▶ Task prompt
Set the lines down again exactly, first line through the line that contains "function errData(vals, errs)", with no pictures.

▬▬▬▬▬▬▬▬▬▬

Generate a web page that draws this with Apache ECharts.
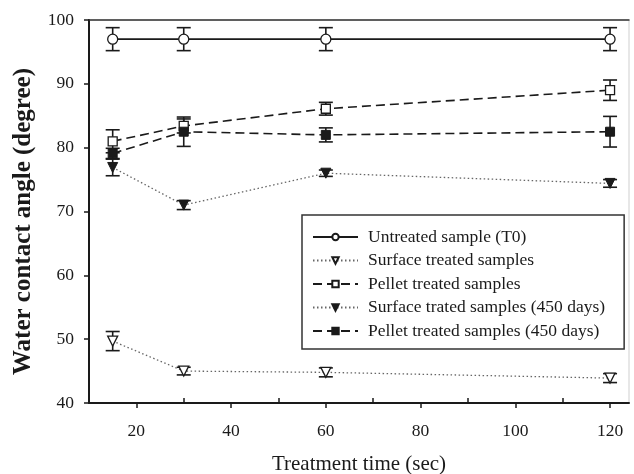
<!DOCTYPE html>
<html>
<head>
<meta charset="utf-8">
<script src="https://cdn.jsdelivr.net/npm/echarts@6/dist/echarts.min.js"></script>
<style>html,body{margin:0;padding:0;background:#fff}#c{width:634px;height:474px}</style>
</head>
<body>
<div id="c"></div>
<script>
// ---- data ----
const times = [15, 30, 60, 120];
const untreated = [97.0, 97.0, 97.0, 97.0];
const untreatedErr = [1.8, 1.8, 1.8, 1.8];
const surface = [49.7, 45.0, 44.8, 43.9];
const surfaceErr = [1.5, 0.6, 0.7, 0.7];
const pellet = [81.0, 83.4, 86.1, 89.0];
const pelletErr = [1.8, 1.1, 1.0, 1.6];
const surface450 = [76.9, 71.0, 76.0, 74.4];
const surface450Err = [1.3, 0.7, 0.5, 0.6];
const pellet450 = [79.1, 82.5, 82.0, 82.5];
const pellet450Err = [0.8, 2.3, 1.1, 2.4];
const seriesNames = ['Untreated sample (T0)', 'Surface treated samples', 'Pellet treated samples',
  'Surface trated samples (450 days)', 'Pellet treated samples (450 days)'];
const xMajorTicks = [20, 40, 60, 80, 100, 120];
const xMinorTicks = [30, 50, 70, 90, 110];
const yTicks = [40, 50, 60, 70, 80, 90, 100];
const xTitle = 'Treatment time (sec)';
const yTitle = 'Water contact angle (degree)';

// ---- chart ----
const FONT = '"Liberation Serif", "Times New Roman", serif';
const INK = '#1a1a1a';
const chart = echarts.init(document.getElementById('c'));

function pts(vals) { return times.map((t, i) => [t, vals[i]]); }
function errData(vals, errs) { return times.map((t, i) => [t, vals[i], errs[i]]); }

function errSeries(vals, errs) {
  return {
    type: 'custom', xAxisIndex: 0, yAxisIndex: 0, z: 2, silent: true,
    data: errData(vals, errs),
    renderItem: function (params, api) {
      const x = api.value(0), y = api.value(1), e = api.value(2);
      const top = api.coord([x, y + e]);
      const bot = api.coord([x, y - e]);
      const hw = 7;
      const st = { stroke: INK, lineWidth: 1.6 };
      return {
        type: 'group', children: [
          { type: 'line', shape: { x1: top[0], y1: top[1], x2: bot[0], y2: bot[1] }, style: st },
          { type: 'line', shape: { x1: top[0] - hw, y1: top[1], x2: top[0] + hw, y2: top[1] }, style: st },
          { type: 'line', shape: { x1: bot[0] - hw, y1: bot[1], x2: bot[0] + hw, y2: bot[1] }, style: st }
        ]
      };
    }
  };
}

function lineSeries(name, vals, opts) {
  return Object.assign({
    name: name, type: 'line', xAxisIndex: 0, yAxisIndex: 0, z: 3,
    data: pts(vals), symbolSize: 9, showSymbol: true, animation: false
  }, opts);
}

const solid = { color: INK, width: 1.6, type: 'solid' };
const dashed = { color: INK, width: 1.6, type: [9, 5] };
const dotted = { color: '#666', width: 1.3, type: [1.5, 2.5] };
const openStyle = { color: '#fff', borderColor: INK, borderWidth: 1.3 };
const filledStyle = { color: INK, borderColor: INK, borderWidth: 1 };

const xCommon = { type: 'value', min: 10, max: 124, gridIndex: 0 };

const option = {
  animation: false,
  backgroundColor: '#fff',
  grid: { left: 89, right: 5, top: 20, bottom: 71, containLabel: false, outerBoundsMode: 'none',
    show: true, borderColor: '#cfcfcf', borderWidth: 1 },
  legend: {
    orient: 'vertical', left: 302, top: 215,
    data: seriesNames,
    itemWidth: 45, itemHeight: 8, itemGap: 3.5,
    padding: [12, 19, 8, 10],
    borderColor: '#333', borderWidth: 1.5, backgroundColor: '#fff',
    textStyle: { fontFamily: FONT, fontSize: 17.5, color: INK, lineHeight: 20, padding: [0, 0, 0, 5] },
    selectedMode: false
  },
  xAxis: [
    Object.assign({}, xCommon, {
      position: 'bottom',
      axisLine: { show: true, onZero: false, lineStyle: { color: INK, width: 2 } },
      axisTick: { show: true, inside: false, length: 5, lineStyle: { color: INK, width: 1.5 }, customValues: xMajorTicks },
      axisLabel: { show: true, margin: 19, fontFamily: FONT, fontSize: 17.5, color: INK, customValues: xMajorTicks },
      splitLine: { show: false },
      name: xTitle, nameLocation: 'middle', nameGap: 51,
      nameTextStyle: { fontFamily: FONT, fontSize: 21, color: INK }
    }),
    Object.assign({}, xCommon, {
      position: 'bottom',
      axisLine: { show: false },
      axisTick: { show: true, inside: true, length: 5, lineStyle: { color: INK, width: 1.5 }, customValues: xMinorTicks },
      axisLabel: { show: false },
      splitLine: { show: false }
    }),
    Object.assign({}, xCommon, {
      position: 'top',
      axisLine: { show: true, onZero: false, lineStyle: { color: '#333', width: 1.5 } },
      axisTick: { show: false }, axisLabel: { show: false }, splitLine: { show: false }
    })
  ],
  yAxis: [{
    type: 'value', min: 40, max: 100, interval: 10,
    axisLine: { show: true, onZero: false, lineStyle: { color: INK, width: 2 } },
    axisTick: { show: true, inside: false, length: 5, lineStyle: { color: INK, width: 1.5 }, customValues: yTicks },
    axisLabel: { show: true, margin: 15, fontFamily: FONT, fontSize: 17.5, color: INK, customValues: yTicks },
    splitLine: { show: false },
    name: yTitle, nameLocation: 'middle', nameGap: 53, nameRotate: 90,
    nameTextStyle: { fontFamily: FONT, fontSize: 25, fontWeight: 'bold', color: INK, padding: [0, 20, 0, 0] }
  }],
  series: [
    errSeries(untreated, untreatedErr),
    errSeries(surface, surfaceErr),
    errSeries(pellet, pelletErr),
    errSeries(surface450, surface450Err),
    errSeries(pellet450, pellet450Err),
    lineSeries(seriesNames[0], untreated, { symbol: 'circle', symbolSize: 10, lineStyle: solid, itemStyle: openStyle }),
    lineSeries(seriesNames[1], surface, { symbol: 'triangle', symbolRotate: 180, symbolSize: 10, lineStyle: dotted, itemStyle: openStyle }),
    lineSeries(seriesNames[2], pellet, { symbol: 'rect', symbolSize: 9, lineStyle: dashed, itemStyle: openStyle }),
    lineSeries(seriesNames[3], surface450, { symbol: 'triangle', symbolRotate: 180, symbolSize: 10, lineStyle: dotted, itemStyle: filledStyle }),
    lineSeries(seriesNames[4], pellet450, { symbol: 'rect', symbolSize: 9, lineStyle: dashed, itemStyle: filledStyle })
  ]
};
chart.setOption(option);
</script>
</body>
</html>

▬▬▬▬▬▬▬▬▬▬

▶ The reply
Generate a web page that draws this with Apache ECharts.
<!DOCTYPE html>
<html>
<head>
<meta charset="utf-8">
<script src="https://cdn.jsdelivr.net/npm/echarts@6/dist/echarts.min.js"></script>
<style>html,body{margin:0;padding:0;background:#fff}#c{width:634px;height:474px}</style>
</head>
<body>
<div id="c"></div>
<script>
// ---- data ----
const times = [15, 30, 60, 120];
const untreated = [97.0, 97.0, 97.0, 97.0];
const untreatedErr = [1.8, 1.8, 1.8, 1.8];
const surface = [49.7, 45.0, 44.8, 43.9];
const surfaceErr = [1.5, 0.6, 0.7, 0.7];
const pellet = [81.0, 83.4, 86.1, 89.0];
const pelletErr = [1.8, 1.1, 1.0, 1.6];
const surface450 = [76.9, 71.0, 76.0, 74.4];
const surface450Err = [1.3, 0.7, 0.5, 0.6];
const pellet450 = [79.1, 82.5, 82.0, 82.5];
const pellet450Err = [0.8, 2.3, 1.1, 2.4];
const seriesNames = ['Untreated sample (T0)', 'Surface treated samples', 'Pellet treated samples',
  'Surface trated samples (450 days)', 'Pellet treated samples (450 days)'];
const xMajorTicks = [20, 40, 60, 80, 100, 120];
const xMinorTicks = [30, 50, 70, 90, 110];
const yTicks = [40, 50, 60, 70, 80, 90, 100];
const xTitle = 'Treatment time (sec)';
const yTitle = 'Water contact angle (degree)';

// ---- chart ----
const FONT = '"Liberation Serif", "Times New Roman", serif';
const INK = '#1a1a1a';
const chart = echarts.init(document.getElementById('c'));

function pts(vals) { return times.map((t, i) => [t, vals[i]]); }
function errData(vals, errs) { return times.map((t, i) => [t, vals[i], errs[i]]); }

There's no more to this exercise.